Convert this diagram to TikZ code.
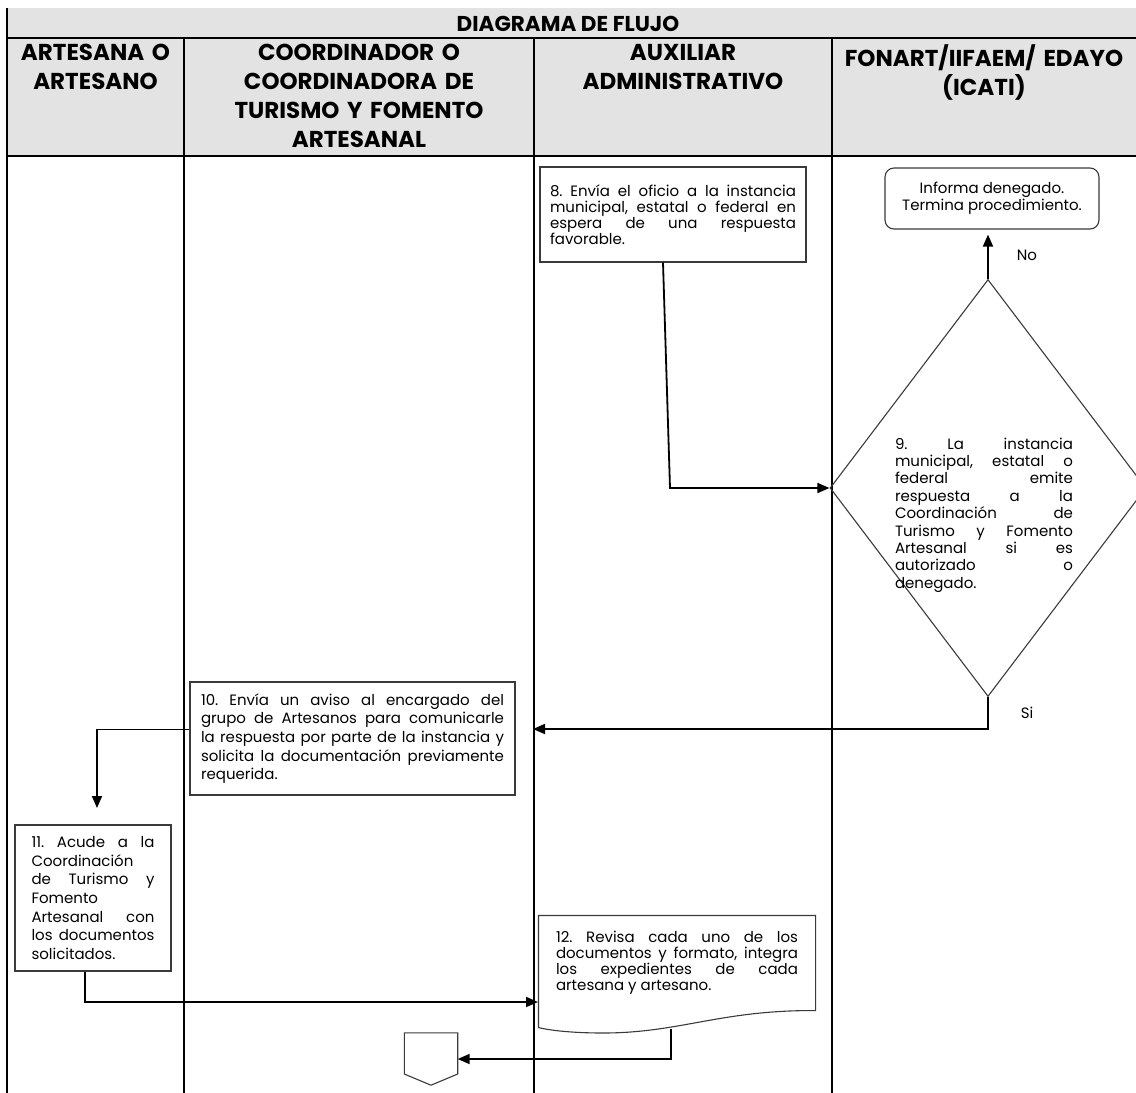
\documentclass[tikz,border=0pt]{standalone}
\usepackage{fontspec}
\setmainfont{Poppins}
\usetikzlibrary{arrows.meta, shapes.geometric, calc, positioning}
\definecolor{hdrGrey}{HTML}{E3E3E3}
\definecolor{boxLine}{HTML}{3A3A3A}
\newcommand{\lanefont}{\bfseries\fontsize{23}{29}\selectfont}
\newcommand{\titlefont}{\bfseries\fontsize{21.5}{29}\selectfont}
\newcommand{\steptight}{\frenchspacing\fontsize{15}{16}\selectfont}
\newcommand{\stepwide}{\frenchspacing\fontsize{15}{18.6}\selectfont}
\newcommand{\stepmid}{\frenchspacing\fontsize{15}{17.4}\selectfont}
\tikzset{
  % lane grid and boxes, sized in pixels of the sheet
  laneline/.style = {black, line width=1.3pt},
  lanehead/.style = {font=\lanefont, align=center, anchor=north, inner sep=0pt, text width=#1},
  procbox/.style  = {draw=boxLine, line width=1.1pt, fill=white, inner sep=0pt, align=justify},
  endbox/.style   = {procbox, rounded corners=9pt, align=center, font=\stepmid},
  decision/.style = {diamond, draw=boxLine, line width=1.1pt, inner sep=0pt},
  flow/.style     = {-{Triangle[length=12pt, width=10pt]}, line width=1.8pt, black},
  flowlbl/.style  = {font=\stepmid, inner sep=0pt},
}
\begin{document}
\begin{tikzpicture}[x=1pt, y=-1pt]
  \useasboundingbox (0,0) rectangle (1136,1093);
  \clip (0,0) rectangle (1136,1093);
  % header band
  \fill[hdrGrey] (7,8) rectangle (1136,156);
  \draw[laneline] (7,38) -- (1136,38);
  \draw[laneline] (7,156) -- (1136,156);
  \draw[laneline] (7,8) -- (7,1093);
  \foreach \x in {184,534,832}
    \draw[laneline] (\x,38) -- (\x,1093);
  \node[font=\titlefont, inner sep=0pt] (title) at (568,24) {DIAGRAMA DE FLUJO};
  \node[lanehead=176pt] (h1) at (95.5,44) {ARTESANA O\\ARTESANO};
  \node[lanehead=346pt] (h2) at (359,44) {COORDINADOR O\\COORDINADORA DE\\TURISMO Y FOMENTO\\ARTESANAL};
  \node[lanehead=296pt] (h3) at (683,44) {AUXILIAR\\ADMINISTRATIVO};
  \node[lanehead=300pt] (h4) at (984,44) {FONART/IIFAEM/ EDAYO\\(ICATI)};
  % steps
  \node[procbox, font=\steptight, minimum width=266pt, minimum height=95pt, text width=246pt]
    (s8) at (673,214.5) {8. Envía el oficio a la instancia\linebreak municipal, estatal o federal en\linebreak espera de una respuesta\linebreak favorable.};
  \node[endbox, minimum width=214pt, minimum height=61pt] (fin) at (992,198.5)
    {Informa denegado.\\Termina procedimiento.};
  \node[decision, minimum width=316pt, minimum height=417pt] (d9) at (988,488) {};
  \node[font=\stepmid, align=justify, text width=178pt, inner sep=0pt] (t9) at (984,515)
    {9. La instancia\linebreak municipal, estatal o\linebreak federal emite\linebreak respuesta a la\linebreak Coordinación de\linebreak Turismo y Fomento\linebreak Artesanal si es\linebreak autorizado o\linebreak denegado.};
  \node[procbox, font=\stepwide, minimum width=325pt, minimum height=113pt, text width=303pt]
    (s10) at (352.5,738.5) {10. Envía un aviso al encargado del\linebreak grupo de Artesanos para comunicarle\linebreak la respuesta por parte de la instancia y\linebreak solicita la documentación previamente\linebreak requerida.};
  \node[procbox, font=\stepwide, minimum width=156pt, minimum height=146pt, text width=123pt]
    (s11) at (93,898) {11. Acude a la\linebreak Coordinación\linebreak de Turismo y\linebreak Fomento\linebreak Artesanal con\linebreak los documentos\linebreak solicitados.};
  \node[procbox, draw=none, fill=none, font=\steptight, minimum width=276pt, minimum height=94pt, text width=242pt]
    (s12) at (677,963) {12. Revisa cada uno de los\linebreak documentos y formato, integra\linebreak los expedientes de cada\linebreak artesana y artesano.};
  \draw[boxLine, line width=1.1pt] (s12.north west) -- (s12.north east) -- (s12.south east)
    .. controls (720,1010) and (680,1033) .. (603,1033)
    .. controls (570,1033) and (548,1030) .. ($(s12.south west)+(0,17)$) -- cycle;
  % off-page connector
  \node[inner sep=0pt, minimum width=53pt, minimum height=52pt] (conn) at (431,1059) {};
  \draw[boxLine, line width=1.1pt] (conn.north west) -- (conn.north east) -- ($(conn.east)+(0,15)$)
    -- (conn.south) -- ($(conn.west)+(0,15)$) -- cycle;
  % connectors
  \coordinate (j8) at (670,488);
  \coordinate (e10) at (533,729);
  \coordinate (e11) at (97,808);
  \coordinate (e12) at (538,1002);
  \coordinate (s12b) at (671,1029);
  \draw[flow] ([xshift=-10pt]s8.south) -- (j8) -- (d9.west);
  \draw[flow, shorten >=5pt] (d9.north) -- (d9.north |- fin.south);
  \draw[flow] (d9.south) |- (e10);
  \draw[flow] ([yshift=9pt]s10.west) -| (e11);
  \draw[flow] ([xshift=-8pt]s11.south) |- (e12);
  \draw[flow] (s12b) |- (conn.east);
  \node[flowlbl] (lno) at (1027,255) {No};
  \node[flowlbl] (lsi) at (1027,713) {Si};
\end{tikzpicture}
\end{document}
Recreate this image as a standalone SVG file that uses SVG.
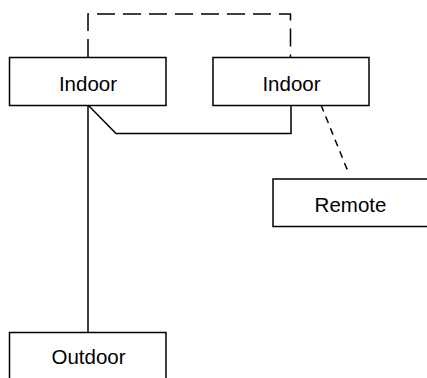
<svg xmlns="http://www.w3.org/2000/svg" width="427" height="378" viewBox="0 0 427 378">
<style>
.box{fill:#fff;stroke:#000;stroke-width:1.5}
.lbl{font-family:"Liberation Sans",Arial,sans-serif;font-size:20.5px;fill:#000;text-anchor:middle}
.wire{fill:none;stroke:#000;stroke-width:1.5}
.ctl{fill:none;stroke:#000;stroke-width:1.5;stroke-dasharray:18 8}
.rem{fill:none;stroke:#000;stroke-width:1.5;stroke-dasharray:7 5.5}
</style>
<rect width="427" height="378" fill="#fff"/>
<g id="connectors">
<path class="ctl" d="M88,57 V14 H290.5 V57"/>
<path class="wire" d="M88,105 L116,133.5 H291 V105"/>
<path class="wire" d="M88,105 V332"/>
<path class="rem" d="M321,105 L349,174"/>
</g>
<g id="indoor1">
<rect class="box" x="9.5" y="57.5" width="156.5" height="48"/>
<text class="lbl" x="88" y="91">Indoor</text>
</g>
<g id="indoor2">
<rect class="box" x="213" y="57.5" width="156" height="48"/>
<text class="lbl" x="291.5" y="91">Indoor</text>
</g>
<g id="remote">
<rect class="box" x="273" y="179" width="156" height="47.5"/>
<text class="lbl" x="350.5" y="211.5">Remote</text>
</g>
<g id="outdoor">
<rect class="box" x="9.5" y="332.5" width="156.5" height="50"/>
<text class="lbl" x="88.5" y="364">Outdoor</text>
</g>
</svg>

» What to produce
Print once more, exactly, the lines from the one with "Recreate this image" through the last line of the data, both ends included, without any pictures.

» Final result
Recreate this image as a standalone SVG file that uses SVG.
<svg xmlns="http://www.w3.org/2000/svg" width="427" height="378" viewBox="0 0 427 378">
<style>
.box{fill:#fff;stroke:#000;stroke-width:1.5}
.lbl{font-family:"Liberation Sans",Arial,sans-serif;font-size:20.5px;fill:#000;text-anchor:middle}
.wire{fill:none;stroke:#000;stroke-width:1.5}
.ctl{fill:none;stroke:#000;stroke-width:1.5;stroke-dasharray:18 8}
.rem{fill:none;stroke:#000;stroke-width:1.5;stroke-dasharray:7 5.5}
</style>
<rect width="427" height="378" fill="#fff"/>
<g id="connectors">
<path class="ctl" d="M88,57 V14 H290.5 V57"/>
<path class="wire" d="M88,105 L116,133.5 H291 V105"/>
<path class="wire" d="M88,105 V332"/>
<path class="rem" d="M321,105 L349,174"/>
</g>
<g id="indoor1">
<rect class="box" x="9.5" y="57.5" width="156.5" height="48"/>
<text class="lbl" x="88" y="91">Indoor</text>
</g>
<g id="indoor2">
<rect class="box" x="213" y="57.5" width="156" height="48"/>
<text class="lbl" x="291.5" y="91">Indoor</text>
</g>
<g id="remote">
<rect class="box" x="273" y="179" width="156" height="47.5"/>
<text class="lbl" x="350.5" y="211.5">Remote</text>
</g>
<g id="outdoor">
<rect class="box" x="9.5" y="332.5" width="156.5" height="50"/>
<text class="lbl" x="88.5" y="364">Outdoor</text>
</g>
</svg>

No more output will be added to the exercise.